Methods to Improve Concrete Durability Against Water and Ion Penetration

• Use of supplementary materials and additives: Silica fume, ground granulated blast furnace slag (GGBS), pozzolans, and water-repellent admixtures.

• Control of water-to-cement ratio: Lower ratio reduces voids and increases concrete resistance.

• Modern concrete technologies: Self-compacting concrete, optimized gradation concrete, high-performance concrete.

• Surface protection: Waterproof coatings, penetrating sealers, resins, and special paints.

• Proper execution and quality control: Adequate compaction, crack prevention, and proper curing.

Practical Applications and Project Examples

• Coastal projects and ports: Exposed to seawater and chlorides causing corrosion; durability improved using pozzolanic additives and low-permeability mixes.

• Underground structures and tunnels: Water infiltration and sulfates from soil are threats; low water-cement concrete and waterproof coatings were used.

• Buildings in cold climates: Freeze-thaw cycles addressed with water-resistant concrete and precise permeability testing.
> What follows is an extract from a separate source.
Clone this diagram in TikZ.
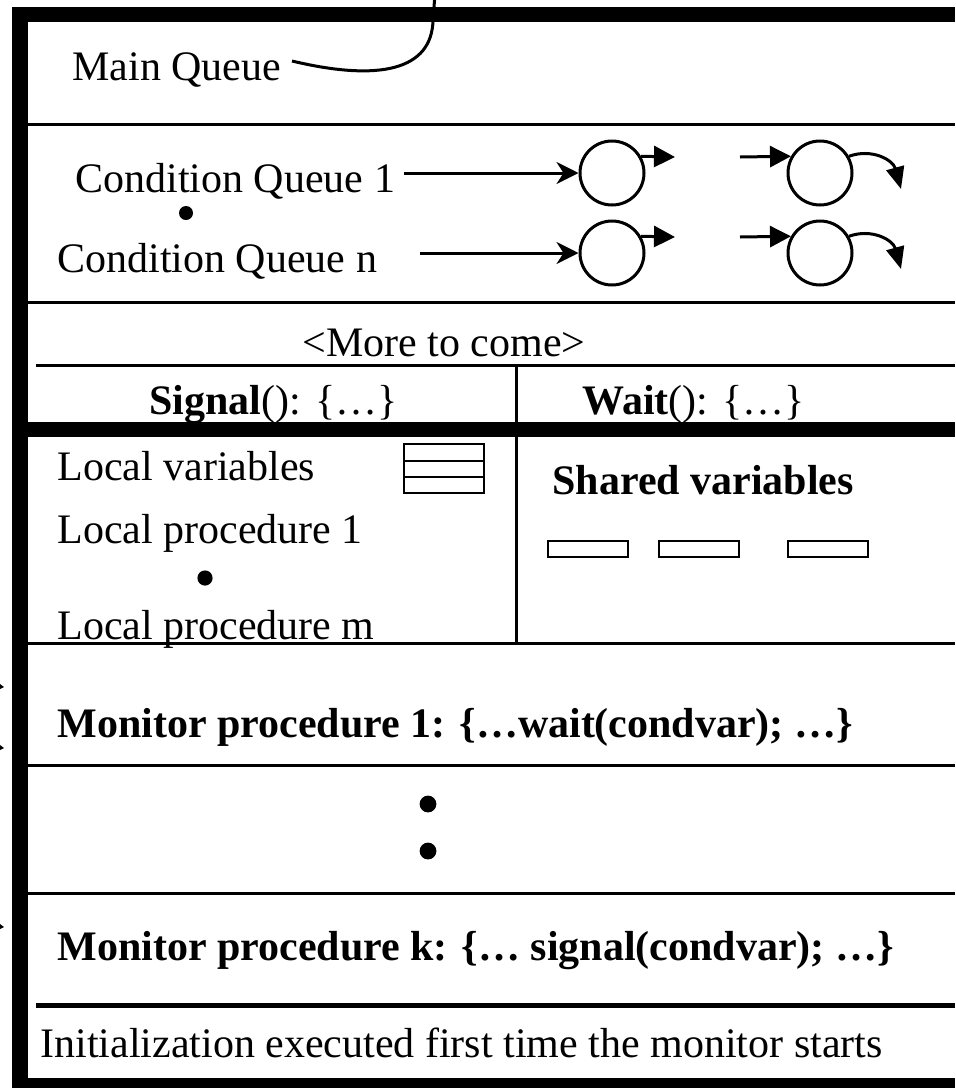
\documentclass[tikz,border=0pt]{standalone}
\usepackage{fontspec}
\setmainfont{Liberation Serif}
\usetikzlibrary{arrows.meta}
\begin{document}
\begin{tikzpicture}[x=0.5pt,y=-0.5pt,
  txt/.style={inner sep=0pt, anchor=base west, font=\fontsize{21}{25}\selectfont},
  btxt/.style={txt, font=\fontsize{21}{25}\selectfont\bfseries},
  rule/.style={line width=1.5pt},
  boxline/.style={line width=1.3pt},
  queue/.style={circle, draw, line width=1.5pt, minimum size=32pt, inner sep=0pt},
  feed/.style={line width=1.5pt, -{Stealth[length=11pt,width=11pt,inset=3.5pt]}},
  move/.style={line width=1.5pt, -{Triangle[length=10.5pt,width=10.5pt]}},
  leave/.style={line width=1.5pt, -{Triangle[length=11pt,width=9pt]}},
  dotmark/.style={fill=black}]
\useasboundingbox (0,0) rectangle (955,1088);

% section rules
\draw[rule] (28,124) -- (955,124);
\draw[rule] (28,302) -- (955,302);
\draw[rule] (36,365) -- (955,365);
\draw[rule] (516,365) -- (516,643);
\draw[rule] (28,643) -- (955,643);
\draw[rule] (28,765) -- (955,765);
\draw[rule] (28,893) -- (955,893);

% texts
\node[txt] (mq) at (72,80) {Main Queue};
\node[txt] (cq1) at (75,192) {Condition Queue 1};
\node[txt] (cqn) at (57,272) {Condition Queue n};
\node[txt, anchor=base] (more) at (444,356) {<More to come>};
\node[txt] (sig) at (149,414) {\textbf{Signal}(): \{…\}};
\node[txt] (wait) at (582,414) {\textbf{Wait}(): \{…\}};
\node[txt] (lv) at (57,480) {Local variables};
\node[txt] (lp1) at (57,543) {Local procedure 1};
\node[txt] (lpm) at (57,639) {Local procedure m};
\node[btxt] (sv) at (552,494) {Shared variables};
\node[btxt] (mp1) at (57,737) {Monitor procedure 1: \{…wait(condvar); …\}};
\node[btxt] (mpk) at (57,960) {Monitor procedure k: \{… signal(condvar); …\}};
\node[txt] (init) at (40,1057) {Initialization executed first time the monitor starts};

% thick bands and borders
\fill (28,422) rectangle (955,437);
\fill (36,1003) rectangle (955,1008);
\fill (12,7) rectangle (955,22);
\fill (12,7) rectangle (28,1088);
\fill (12,1078) rectangle (955,1088);

% main queue curve
\coordinate (mqs) at (292,61);
\coordinate (mqm) at (433,20);
\coordinate (mqt) at (435,-6);
\draw[rule] (mqs) .. controls (380,82) and (432,70) .. (mqm) -- (mqt);

% condition queues
\node[queue] (c1a) at (612,173) {};
\node[queue] (c1b) at (820,173) {};
\node[queue] (c2a) at (612,253) {};
\node[queue] (c2b) at (820,253) {};

\coordinate (f1) at (404,173);
\coordinate (f2) at (420,253);
\draw[feed] (f1) -- (c1a);
\draw[feed] (f2) -- (c2a);

\coordinate (o1) at (675,157);
\coordinate (o2) at (675,237);
\draw[move] (c1a.30) -- (o1);
\draw[move] (c2a.30) -- (o2);

\coordinate (i1) at (740,157);
\coordinate (i2) at (740,237);
\draw[move] (i1) -- (c1b.150);
\draw[move] (i2) -- (c2b.150);

\coordinate (e1) at (901,189);
\coordinate (e2) at (901,269);
\draw[leave] (c1b.30) .. controls (872,148) and (893,160) .. (e1);
\draw[leave] (c2b.30) .. controls (872,228) and (893,240) .. (e2);

% dots
\fill[dotmark] (186,213) circle[radius=3.5pt];
\fill[dotmark] (205,578) circle[radius=3.8pt];
\fill[dotmark] (428,804) circle[radius=4.2pt];
\fill[dotmark] (428,851) circle[radius=4.2pt];

% local variables box
\draw[boxline] (404,444) rectangle (484,493);
\draw[boxline] (404,461) -- (484,461);
\draw[boxline] (404,477) -- (484,477);

% shared variable boxes
\draw[boxline] (548,541) rectangle (628,557);
\draw[boxline] (659,541) rectangle (739,557);
\draw[boxline] (788,541) rectangle (868,557);

% arrow fragments at left edge
\fill (0,684) -- (4,687) -- (0,689) -- cycle;
\fill (0,745) -- (4,748) -- (0,750) -- cycle;
\fill (0,924) -- (4,927) -- (0,929) -- cycle;
\end{tikzpicture}
\end{document}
• Quality control: Major projects implemented regular water absorption and permeability tests as part of quality assurance programs.

Conclusion

Concrete durability is a crucial factor determining the lifespan and resistance of structures to environmental conditions. Permeability and water absorption are primary indicators of durability and can be measured through standard tests.

Environmental factors such as high humidity, corrosive ions, freeze-thaw cycles, and temperature fluctuations may deteriorate concrete if permeability is not minimized through proper mix design, use of additives, and protective measures.

Tests such as water absorption, chloride ion penetration, water permeability under pressure, and gas permeability are essential for quality evaluation. Accurate interpretation of results enables engineers to make informed decisions, enhancing structural safety and reducing long-term maintenance costs.